◆ WHAT TO DO: Copy out the listing that follows, exactly, without its pictures.

====== DATA PROVIDED ======

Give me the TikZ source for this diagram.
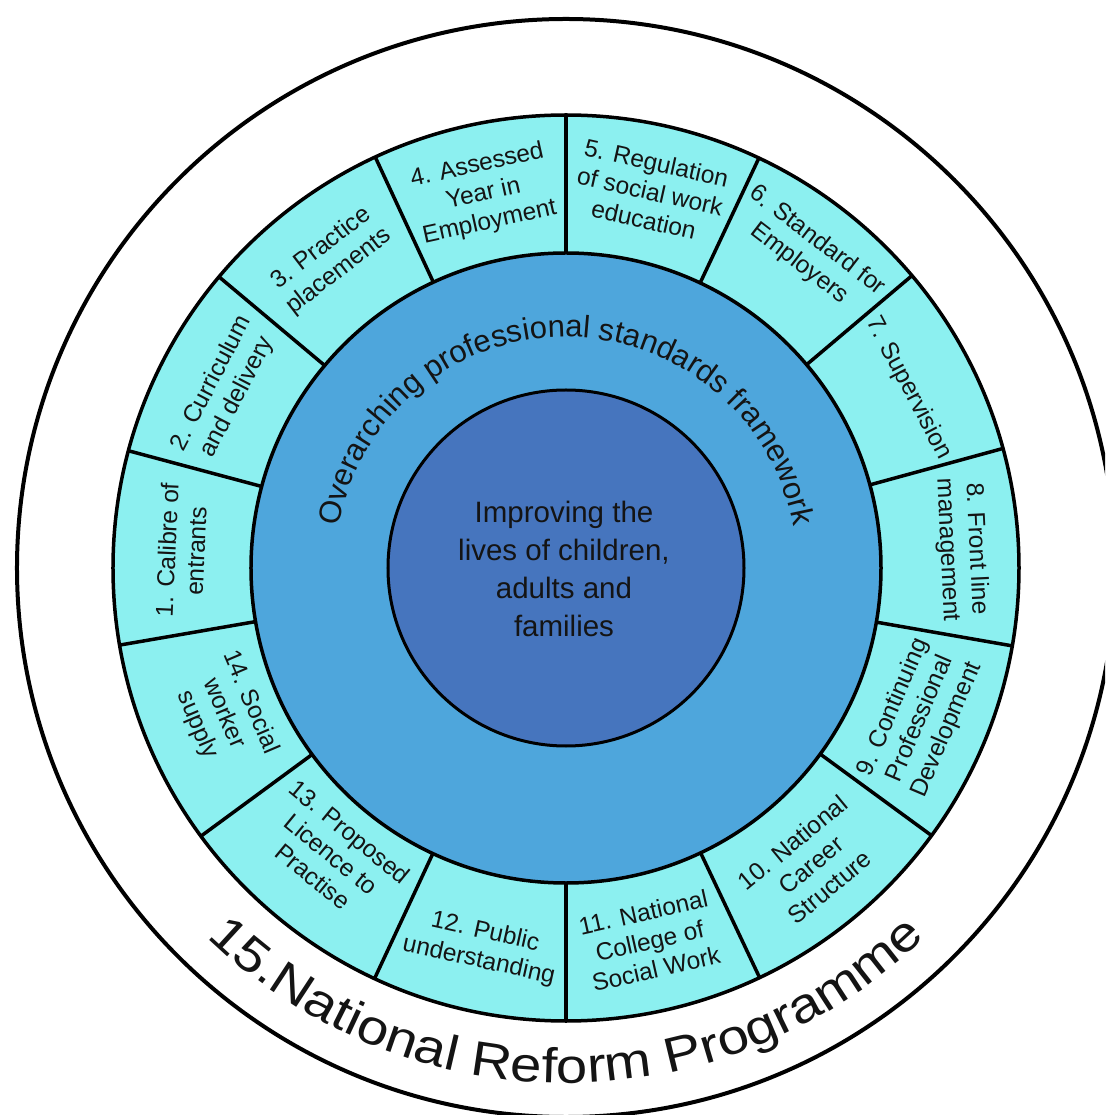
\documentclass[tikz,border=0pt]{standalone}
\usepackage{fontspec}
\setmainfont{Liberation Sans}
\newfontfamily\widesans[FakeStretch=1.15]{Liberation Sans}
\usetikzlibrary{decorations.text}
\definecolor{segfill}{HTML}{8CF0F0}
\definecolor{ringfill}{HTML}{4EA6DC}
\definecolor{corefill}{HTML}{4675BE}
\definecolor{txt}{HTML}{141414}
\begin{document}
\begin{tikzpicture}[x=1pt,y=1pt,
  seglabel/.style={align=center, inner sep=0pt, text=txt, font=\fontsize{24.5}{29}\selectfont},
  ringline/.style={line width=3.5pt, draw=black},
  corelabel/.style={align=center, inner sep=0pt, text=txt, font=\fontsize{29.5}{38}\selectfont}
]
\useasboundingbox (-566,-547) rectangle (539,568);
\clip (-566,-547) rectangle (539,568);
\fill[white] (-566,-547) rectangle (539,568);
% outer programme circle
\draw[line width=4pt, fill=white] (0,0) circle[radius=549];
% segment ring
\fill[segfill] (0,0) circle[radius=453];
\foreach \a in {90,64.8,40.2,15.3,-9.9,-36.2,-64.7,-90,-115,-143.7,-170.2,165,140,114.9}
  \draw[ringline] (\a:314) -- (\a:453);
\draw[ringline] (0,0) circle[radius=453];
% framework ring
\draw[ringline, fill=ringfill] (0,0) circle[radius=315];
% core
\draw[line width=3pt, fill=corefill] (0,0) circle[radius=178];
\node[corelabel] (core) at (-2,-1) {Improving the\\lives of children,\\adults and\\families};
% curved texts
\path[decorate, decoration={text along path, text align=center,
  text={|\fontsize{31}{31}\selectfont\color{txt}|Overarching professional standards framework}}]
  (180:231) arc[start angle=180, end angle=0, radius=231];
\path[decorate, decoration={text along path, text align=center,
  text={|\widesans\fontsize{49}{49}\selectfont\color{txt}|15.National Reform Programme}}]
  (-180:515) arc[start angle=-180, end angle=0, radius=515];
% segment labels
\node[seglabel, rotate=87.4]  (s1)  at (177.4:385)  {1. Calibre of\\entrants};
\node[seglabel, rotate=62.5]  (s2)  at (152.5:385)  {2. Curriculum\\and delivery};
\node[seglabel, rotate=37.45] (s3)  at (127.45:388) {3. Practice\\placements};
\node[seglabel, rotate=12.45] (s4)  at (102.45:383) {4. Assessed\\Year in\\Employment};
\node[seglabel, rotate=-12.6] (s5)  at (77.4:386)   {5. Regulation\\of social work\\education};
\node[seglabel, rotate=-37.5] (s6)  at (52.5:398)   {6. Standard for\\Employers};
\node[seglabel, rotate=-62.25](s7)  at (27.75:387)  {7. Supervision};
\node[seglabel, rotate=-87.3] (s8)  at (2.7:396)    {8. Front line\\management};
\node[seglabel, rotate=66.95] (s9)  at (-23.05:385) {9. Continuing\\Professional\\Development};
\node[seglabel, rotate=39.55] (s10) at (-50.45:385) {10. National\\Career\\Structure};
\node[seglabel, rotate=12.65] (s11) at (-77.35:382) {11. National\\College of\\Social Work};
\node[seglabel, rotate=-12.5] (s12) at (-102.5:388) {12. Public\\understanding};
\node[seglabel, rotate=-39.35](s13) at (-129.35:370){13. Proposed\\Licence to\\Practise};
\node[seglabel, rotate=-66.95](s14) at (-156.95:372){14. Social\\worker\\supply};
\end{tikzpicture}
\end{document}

======

◆ TASK OUTPUT:
Give me the TikZ source for this diagram.
\documentclass[tikz,border=0pt]{standalone}
\usepackage{fontspec}
\setmainfont{Liberation Sans}
\newfontfamily\widesans[FakeStretch=1.15]{Liberation Sans}
\usetikzlibrary{decorations.text}
\definecolor{segfill}{HTML}{8CF0F0}
\definecolor{ringfill}{HTML}{4EA6DC}
\definecolor{corefill}{HTML}{4675BE}
\definecolor{txt}{HTML}{141414}
\begin{document}
\begin{tikzpicture}[x=1pt,y=1pt,
  seglabel/.style={align=center, inner sep=0pt, text=txt, font=\fontsize{24.5}{29}\selectfont},
  ringline/.style={line width=3.5pt, draw=black},
  corelabel/.style={align=center, inner sep=0pt, text=txt, font=\fontsize{29.5}{38}\selectfont}
]
\useasboundingbox (-566,-547) rectangle (539,568);
\clip (-566,-547) rectangle (539,568);
\fill[white] (-566,-547) rectangle (539,568);
% outer programme circle
\draw[line width=4pt, fill=white] (0,0) circle[radius=549];
% segment ring
\fill[segfill] (0,0) circle[radius=453];
\foreach \a in {90,64.8,40.2,15.3,-9.9,-36.2,-64.7,-90,-115,-143.7,-170.2,165,140,114.9}
  \draw[ringline] (\a:314) -- (\a:453);
\draw[ringline] (0,0) circle[radius=453];
% framework ring
\draw[ringline, fill=ringfill] (0,0) circle[radius=315];
% core
\draw[line width=3pt, fill=corefill] (0,0) circle[radius=178];
\node[corelabel] (core) at (-2,-1) {Improving the\\lives of children,\\adults and\\families};
% curved texts
\path[decorate, decoration={text along path, text align=center,
  text={|\fontsize{31}{31}\selectfont\color{txt}|Overarching professional standards framework}}]
  (180:231) arc[start angle=180, end angle=0, radius=231];
\path[decorate, decoration={text along path, text align=center,
  text={|\widesans\fontsize{49}{49}\selectfont\color{txt}|15.National Reform Programme}}]
  (-180:515) arc[start angle=-180, end angle=0, radius=515];
% segment labels
\node[seglabel, rotate=87.4]  (s1)  at (177.4:385)  {1. Calibre of\\entrants};
\node[seglabel, rotate=62.5]  (s2)  at (152.5:385)  {2. Curriculum\\and delivery};
\node[seglabel, rotate=37.45] (s3)  at (127.45:388) {3. Practice\\placements};
\node[seglabel, rotate=12.45] (s4)  at (102.45:383) {4. Assessed\\Year in\\Employment};
\node[seglabel, rotate=-12.6] (s5)  at (77.4:386)   {5. Regulation\\of social work\\education};
\node[seglabel, rotate=-37.5] (s6)  at (52.5:398)   {6. Standard for\\Employers};
\node[seglabel, rotate=-62.25](s7)  at (27.75:387)  {7. Supervision};
\node[seglabel, rotate=-87.3] (s8)  at (2.7:396)    {8. Front line\\management};
\node[seglabel, rotate=66.95] (s9)  at (-23.05:385) {9. Continuing\\Professional\\Development};
\node[seglabel, rotate=39.55] (s10) at (-50.45:385) {10. National\\Career\\Structure};
\node[seglabel, rotate=12.65] (s11) at (-77.35:382) {11. National\\College of\\Social Work};
\node[seglabel, rotate=-12.5] (s12) at (-102.5:388) {12. Public\\understanding};
\node[seglabel, rotate=-39.35](s13) at (-129.35:370){13. Proposed\\Licence to\\Practise};
\node[seglabel, rotate=-66.95](s14) at (-156.95:372){14. Social\\worker\\supply};
\end{tikzpicture}
\end{document}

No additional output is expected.